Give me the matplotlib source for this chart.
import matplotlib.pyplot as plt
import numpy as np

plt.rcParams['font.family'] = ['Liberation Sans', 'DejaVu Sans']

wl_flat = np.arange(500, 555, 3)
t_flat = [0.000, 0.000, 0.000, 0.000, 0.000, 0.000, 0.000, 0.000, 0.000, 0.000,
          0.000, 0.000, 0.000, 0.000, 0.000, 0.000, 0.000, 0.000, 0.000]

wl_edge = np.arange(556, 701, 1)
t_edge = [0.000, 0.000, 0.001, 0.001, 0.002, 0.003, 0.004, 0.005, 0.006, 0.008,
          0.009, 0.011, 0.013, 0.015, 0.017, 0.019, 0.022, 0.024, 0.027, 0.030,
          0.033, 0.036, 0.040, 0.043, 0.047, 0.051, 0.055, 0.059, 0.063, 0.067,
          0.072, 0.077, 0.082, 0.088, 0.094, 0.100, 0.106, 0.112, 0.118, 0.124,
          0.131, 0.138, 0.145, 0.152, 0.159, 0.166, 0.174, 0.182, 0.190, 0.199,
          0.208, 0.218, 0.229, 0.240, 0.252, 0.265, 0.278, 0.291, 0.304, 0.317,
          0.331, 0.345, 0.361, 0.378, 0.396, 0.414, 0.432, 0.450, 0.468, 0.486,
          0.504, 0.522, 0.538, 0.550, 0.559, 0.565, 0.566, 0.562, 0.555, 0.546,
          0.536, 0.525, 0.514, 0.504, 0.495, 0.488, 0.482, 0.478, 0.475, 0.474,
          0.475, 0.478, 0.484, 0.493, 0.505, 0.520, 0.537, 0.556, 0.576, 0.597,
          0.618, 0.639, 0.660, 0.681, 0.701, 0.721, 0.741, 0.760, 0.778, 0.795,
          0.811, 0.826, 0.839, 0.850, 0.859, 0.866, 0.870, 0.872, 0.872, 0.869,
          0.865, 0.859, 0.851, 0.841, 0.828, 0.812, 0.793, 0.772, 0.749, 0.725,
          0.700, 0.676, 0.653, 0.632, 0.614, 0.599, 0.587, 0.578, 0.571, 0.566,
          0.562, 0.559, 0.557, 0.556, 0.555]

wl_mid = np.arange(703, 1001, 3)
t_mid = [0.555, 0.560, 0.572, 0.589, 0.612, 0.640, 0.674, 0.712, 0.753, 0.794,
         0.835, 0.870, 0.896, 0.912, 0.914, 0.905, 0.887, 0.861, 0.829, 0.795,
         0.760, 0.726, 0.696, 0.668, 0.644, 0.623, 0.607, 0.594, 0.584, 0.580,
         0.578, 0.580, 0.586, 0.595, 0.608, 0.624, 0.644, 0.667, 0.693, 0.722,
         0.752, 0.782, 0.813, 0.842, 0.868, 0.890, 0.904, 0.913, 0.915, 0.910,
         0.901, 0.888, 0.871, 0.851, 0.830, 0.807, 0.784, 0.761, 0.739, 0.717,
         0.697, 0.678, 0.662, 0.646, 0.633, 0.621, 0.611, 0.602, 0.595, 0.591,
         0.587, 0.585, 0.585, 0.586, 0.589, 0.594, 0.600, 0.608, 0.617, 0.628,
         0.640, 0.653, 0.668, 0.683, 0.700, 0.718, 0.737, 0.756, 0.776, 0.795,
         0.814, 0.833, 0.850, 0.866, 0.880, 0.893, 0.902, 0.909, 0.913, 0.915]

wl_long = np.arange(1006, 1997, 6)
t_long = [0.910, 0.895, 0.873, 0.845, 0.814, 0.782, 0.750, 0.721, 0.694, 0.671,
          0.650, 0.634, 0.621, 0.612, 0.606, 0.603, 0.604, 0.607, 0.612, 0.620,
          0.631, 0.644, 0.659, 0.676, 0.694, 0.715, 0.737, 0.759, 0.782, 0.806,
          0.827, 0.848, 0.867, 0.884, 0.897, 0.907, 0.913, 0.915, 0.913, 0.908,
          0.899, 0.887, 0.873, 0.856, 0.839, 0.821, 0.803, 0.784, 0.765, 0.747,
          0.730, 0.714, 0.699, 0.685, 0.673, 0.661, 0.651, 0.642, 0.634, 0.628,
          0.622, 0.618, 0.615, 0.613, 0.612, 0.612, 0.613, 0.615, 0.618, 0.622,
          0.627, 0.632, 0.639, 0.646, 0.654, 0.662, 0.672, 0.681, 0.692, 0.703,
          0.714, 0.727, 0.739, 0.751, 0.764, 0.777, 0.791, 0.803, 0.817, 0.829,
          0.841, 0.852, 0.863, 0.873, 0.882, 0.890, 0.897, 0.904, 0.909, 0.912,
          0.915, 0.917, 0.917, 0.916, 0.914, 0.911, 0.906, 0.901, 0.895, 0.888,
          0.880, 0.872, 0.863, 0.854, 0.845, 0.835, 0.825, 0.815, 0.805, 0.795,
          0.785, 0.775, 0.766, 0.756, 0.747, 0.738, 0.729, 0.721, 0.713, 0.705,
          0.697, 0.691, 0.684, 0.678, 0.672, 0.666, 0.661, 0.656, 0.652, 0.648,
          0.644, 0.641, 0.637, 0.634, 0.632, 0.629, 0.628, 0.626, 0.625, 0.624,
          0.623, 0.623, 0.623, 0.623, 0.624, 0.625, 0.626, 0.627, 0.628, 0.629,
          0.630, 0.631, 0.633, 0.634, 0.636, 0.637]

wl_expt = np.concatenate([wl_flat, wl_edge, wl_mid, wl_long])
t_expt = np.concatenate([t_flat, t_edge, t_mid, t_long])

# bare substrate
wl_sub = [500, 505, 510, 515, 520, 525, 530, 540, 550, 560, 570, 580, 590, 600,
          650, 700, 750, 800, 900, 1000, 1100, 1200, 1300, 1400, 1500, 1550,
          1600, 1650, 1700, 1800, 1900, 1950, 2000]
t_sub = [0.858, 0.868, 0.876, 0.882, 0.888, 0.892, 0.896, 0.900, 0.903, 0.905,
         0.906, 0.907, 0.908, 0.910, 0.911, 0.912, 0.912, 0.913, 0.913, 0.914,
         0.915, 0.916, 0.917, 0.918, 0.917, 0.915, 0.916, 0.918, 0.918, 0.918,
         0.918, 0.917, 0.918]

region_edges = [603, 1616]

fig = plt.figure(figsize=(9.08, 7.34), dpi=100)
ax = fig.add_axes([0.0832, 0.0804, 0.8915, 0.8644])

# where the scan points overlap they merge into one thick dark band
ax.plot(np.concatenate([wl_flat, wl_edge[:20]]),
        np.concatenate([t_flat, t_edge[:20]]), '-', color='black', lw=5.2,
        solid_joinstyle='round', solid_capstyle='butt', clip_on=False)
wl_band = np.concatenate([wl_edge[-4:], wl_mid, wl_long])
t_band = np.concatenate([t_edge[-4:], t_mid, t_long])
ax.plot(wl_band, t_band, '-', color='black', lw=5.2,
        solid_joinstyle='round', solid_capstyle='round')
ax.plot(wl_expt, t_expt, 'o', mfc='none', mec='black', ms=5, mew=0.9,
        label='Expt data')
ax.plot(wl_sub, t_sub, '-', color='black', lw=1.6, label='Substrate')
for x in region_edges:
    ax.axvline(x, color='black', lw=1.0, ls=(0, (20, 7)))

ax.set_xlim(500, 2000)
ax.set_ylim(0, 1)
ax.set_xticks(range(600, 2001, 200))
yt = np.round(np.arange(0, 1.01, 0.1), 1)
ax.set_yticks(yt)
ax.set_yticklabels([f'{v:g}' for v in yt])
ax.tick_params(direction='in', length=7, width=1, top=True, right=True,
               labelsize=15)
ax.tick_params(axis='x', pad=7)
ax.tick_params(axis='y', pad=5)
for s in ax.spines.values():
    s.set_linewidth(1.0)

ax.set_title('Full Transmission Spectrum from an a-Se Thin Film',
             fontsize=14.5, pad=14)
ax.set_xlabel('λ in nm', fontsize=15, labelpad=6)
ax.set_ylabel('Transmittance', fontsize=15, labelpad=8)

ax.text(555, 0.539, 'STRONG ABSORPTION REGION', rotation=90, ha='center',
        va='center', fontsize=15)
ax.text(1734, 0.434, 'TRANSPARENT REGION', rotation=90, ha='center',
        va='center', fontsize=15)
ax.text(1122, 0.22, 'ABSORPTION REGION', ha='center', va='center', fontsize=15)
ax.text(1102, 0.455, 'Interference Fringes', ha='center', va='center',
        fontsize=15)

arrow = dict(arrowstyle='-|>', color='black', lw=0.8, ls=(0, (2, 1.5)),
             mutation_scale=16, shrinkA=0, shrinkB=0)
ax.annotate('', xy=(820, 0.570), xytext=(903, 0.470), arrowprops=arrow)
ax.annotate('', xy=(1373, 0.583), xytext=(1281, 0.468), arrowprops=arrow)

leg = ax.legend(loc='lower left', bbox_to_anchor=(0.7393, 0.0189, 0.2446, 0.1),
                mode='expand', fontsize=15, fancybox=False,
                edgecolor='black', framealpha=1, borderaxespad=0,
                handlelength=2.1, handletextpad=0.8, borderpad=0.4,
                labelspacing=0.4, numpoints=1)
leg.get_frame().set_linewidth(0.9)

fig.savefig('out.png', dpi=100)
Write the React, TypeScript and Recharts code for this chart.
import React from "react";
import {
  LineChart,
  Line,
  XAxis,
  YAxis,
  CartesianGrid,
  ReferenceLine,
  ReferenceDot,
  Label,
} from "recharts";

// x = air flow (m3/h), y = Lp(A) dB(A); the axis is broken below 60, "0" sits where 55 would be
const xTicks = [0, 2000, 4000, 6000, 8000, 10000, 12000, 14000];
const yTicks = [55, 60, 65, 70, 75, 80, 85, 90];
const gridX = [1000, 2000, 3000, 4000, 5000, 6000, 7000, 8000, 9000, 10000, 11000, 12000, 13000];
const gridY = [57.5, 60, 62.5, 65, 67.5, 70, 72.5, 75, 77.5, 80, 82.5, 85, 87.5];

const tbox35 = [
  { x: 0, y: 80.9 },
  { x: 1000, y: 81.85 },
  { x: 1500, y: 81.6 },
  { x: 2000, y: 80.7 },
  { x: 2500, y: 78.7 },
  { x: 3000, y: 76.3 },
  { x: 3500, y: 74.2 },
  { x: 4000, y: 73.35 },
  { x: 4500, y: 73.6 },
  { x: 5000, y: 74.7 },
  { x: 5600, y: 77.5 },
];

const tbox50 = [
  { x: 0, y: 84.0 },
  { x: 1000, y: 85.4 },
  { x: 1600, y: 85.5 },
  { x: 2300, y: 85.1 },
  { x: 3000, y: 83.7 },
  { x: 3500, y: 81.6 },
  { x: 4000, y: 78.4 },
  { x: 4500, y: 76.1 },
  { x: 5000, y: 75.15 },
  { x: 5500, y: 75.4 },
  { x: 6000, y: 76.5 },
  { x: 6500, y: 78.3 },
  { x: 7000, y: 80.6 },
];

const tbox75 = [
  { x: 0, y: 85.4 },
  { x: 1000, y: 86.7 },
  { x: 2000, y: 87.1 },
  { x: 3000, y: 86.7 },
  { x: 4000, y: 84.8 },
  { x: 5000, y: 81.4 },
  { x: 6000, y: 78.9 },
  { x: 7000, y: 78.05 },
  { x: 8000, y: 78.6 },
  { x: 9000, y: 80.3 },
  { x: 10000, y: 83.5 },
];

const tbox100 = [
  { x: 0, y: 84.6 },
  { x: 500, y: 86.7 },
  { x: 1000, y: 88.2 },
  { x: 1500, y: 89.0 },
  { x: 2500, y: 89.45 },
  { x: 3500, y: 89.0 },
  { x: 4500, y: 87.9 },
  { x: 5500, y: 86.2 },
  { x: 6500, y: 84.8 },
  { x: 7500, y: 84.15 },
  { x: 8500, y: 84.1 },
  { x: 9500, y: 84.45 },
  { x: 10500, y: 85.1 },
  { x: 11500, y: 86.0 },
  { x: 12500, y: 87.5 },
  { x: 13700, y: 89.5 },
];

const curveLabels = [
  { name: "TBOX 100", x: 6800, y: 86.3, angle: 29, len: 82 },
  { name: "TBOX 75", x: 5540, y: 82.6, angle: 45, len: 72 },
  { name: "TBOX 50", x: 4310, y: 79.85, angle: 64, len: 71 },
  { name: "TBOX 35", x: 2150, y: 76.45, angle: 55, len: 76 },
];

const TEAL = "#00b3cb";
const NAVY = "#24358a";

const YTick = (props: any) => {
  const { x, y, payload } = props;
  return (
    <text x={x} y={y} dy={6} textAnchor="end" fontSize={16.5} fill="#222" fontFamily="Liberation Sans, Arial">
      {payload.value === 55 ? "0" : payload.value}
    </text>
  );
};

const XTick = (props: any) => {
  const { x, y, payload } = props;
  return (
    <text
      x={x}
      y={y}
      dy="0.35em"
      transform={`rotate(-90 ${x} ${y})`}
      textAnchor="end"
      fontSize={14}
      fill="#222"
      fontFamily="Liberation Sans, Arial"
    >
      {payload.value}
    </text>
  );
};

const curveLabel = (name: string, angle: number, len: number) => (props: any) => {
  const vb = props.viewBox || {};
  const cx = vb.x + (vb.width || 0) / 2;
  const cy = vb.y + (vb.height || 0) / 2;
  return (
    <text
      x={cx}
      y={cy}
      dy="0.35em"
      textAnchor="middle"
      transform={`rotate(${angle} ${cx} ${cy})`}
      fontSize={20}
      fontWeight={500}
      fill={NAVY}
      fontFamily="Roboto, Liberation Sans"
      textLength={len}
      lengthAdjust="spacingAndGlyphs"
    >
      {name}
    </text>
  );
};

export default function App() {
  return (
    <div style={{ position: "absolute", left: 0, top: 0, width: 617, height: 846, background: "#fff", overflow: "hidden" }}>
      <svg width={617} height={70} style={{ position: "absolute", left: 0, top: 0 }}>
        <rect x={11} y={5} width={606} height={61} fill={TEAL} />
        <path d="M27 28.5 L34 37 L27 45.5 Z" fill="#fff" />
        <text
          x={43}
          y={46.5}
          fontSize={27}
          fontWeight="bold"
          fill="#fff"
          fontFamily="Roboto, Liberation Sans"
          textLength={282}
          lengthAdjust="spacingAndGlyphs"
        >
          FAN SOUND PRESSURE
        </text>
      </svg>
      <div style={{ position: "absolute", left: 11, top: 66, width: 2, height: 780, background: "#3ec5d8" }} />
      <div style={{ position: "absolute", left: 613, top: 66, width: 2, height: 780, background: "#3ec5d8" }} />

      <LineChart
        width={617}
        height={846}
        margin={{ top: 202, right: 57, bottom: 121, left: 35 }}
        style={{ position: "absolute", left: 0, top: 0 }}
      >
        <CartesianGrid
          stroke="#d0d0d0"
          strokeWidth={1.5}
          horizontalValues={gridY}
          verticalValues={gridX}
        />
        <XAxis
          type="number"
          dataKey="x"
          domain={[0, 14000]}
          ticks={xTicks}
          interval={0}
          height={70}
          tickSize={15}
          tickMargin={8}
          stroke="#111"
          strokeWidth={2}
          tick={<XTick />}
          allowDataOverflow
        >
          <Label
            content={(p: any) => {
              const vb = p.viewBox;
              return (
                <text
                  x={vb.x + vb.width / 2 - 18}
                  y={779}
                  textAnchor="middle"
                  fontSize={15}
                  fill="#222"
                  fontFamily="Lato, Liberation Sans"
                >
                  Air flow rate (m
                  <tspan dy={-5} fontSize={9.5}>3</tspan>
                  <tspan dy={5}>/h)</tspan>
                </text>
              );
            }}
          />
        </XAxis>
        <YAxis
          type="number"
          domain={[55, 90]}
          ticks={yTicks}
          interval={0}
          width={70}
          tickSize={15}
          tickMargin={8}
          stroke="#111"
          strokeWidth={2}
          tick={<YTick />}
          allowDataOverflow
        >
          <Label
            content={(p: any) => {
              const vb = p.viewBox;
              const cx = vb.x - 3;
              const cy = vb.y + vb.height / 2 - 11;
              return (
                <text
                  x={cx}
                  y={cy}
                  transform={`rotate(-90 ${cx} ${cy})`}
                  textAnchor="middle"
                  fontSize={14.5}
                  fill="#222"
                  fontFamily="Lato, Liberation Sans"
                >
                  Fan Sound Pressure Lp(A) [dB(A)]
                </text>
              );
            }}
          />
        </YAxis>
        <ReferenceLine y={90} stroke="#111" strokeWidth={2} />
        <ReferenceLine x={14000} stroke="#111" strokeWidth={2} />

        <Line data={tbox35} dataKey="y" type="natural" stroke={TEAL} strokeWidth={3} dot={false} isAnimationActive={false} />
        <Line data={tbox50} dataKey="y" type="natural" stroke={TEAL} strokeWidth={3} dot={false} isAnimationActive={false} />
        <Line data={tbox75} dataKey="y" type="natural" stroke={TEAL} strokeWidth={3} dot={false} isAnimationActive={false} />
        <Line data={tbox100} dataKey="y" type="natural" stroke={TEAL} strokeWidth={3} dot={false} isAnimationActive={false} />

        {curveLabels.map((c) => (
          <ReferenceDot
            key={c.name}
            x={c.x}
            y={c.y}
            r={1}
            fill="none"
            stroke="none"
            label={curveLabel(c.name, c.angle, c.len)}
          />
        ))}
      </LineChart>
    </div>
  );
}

◆ Task requirements
Give back exactly the material above from its opening line to the line bearing "plt.rcParams['font.family'] = ['Liberation".

◆ Written answer
Give me the matplotlib source for this chart.
import matplotlib.pyplot as plt
import numpy as np

plt.rcParams['font.family'] = ['Liberation Sans', 'DejaVu Sans']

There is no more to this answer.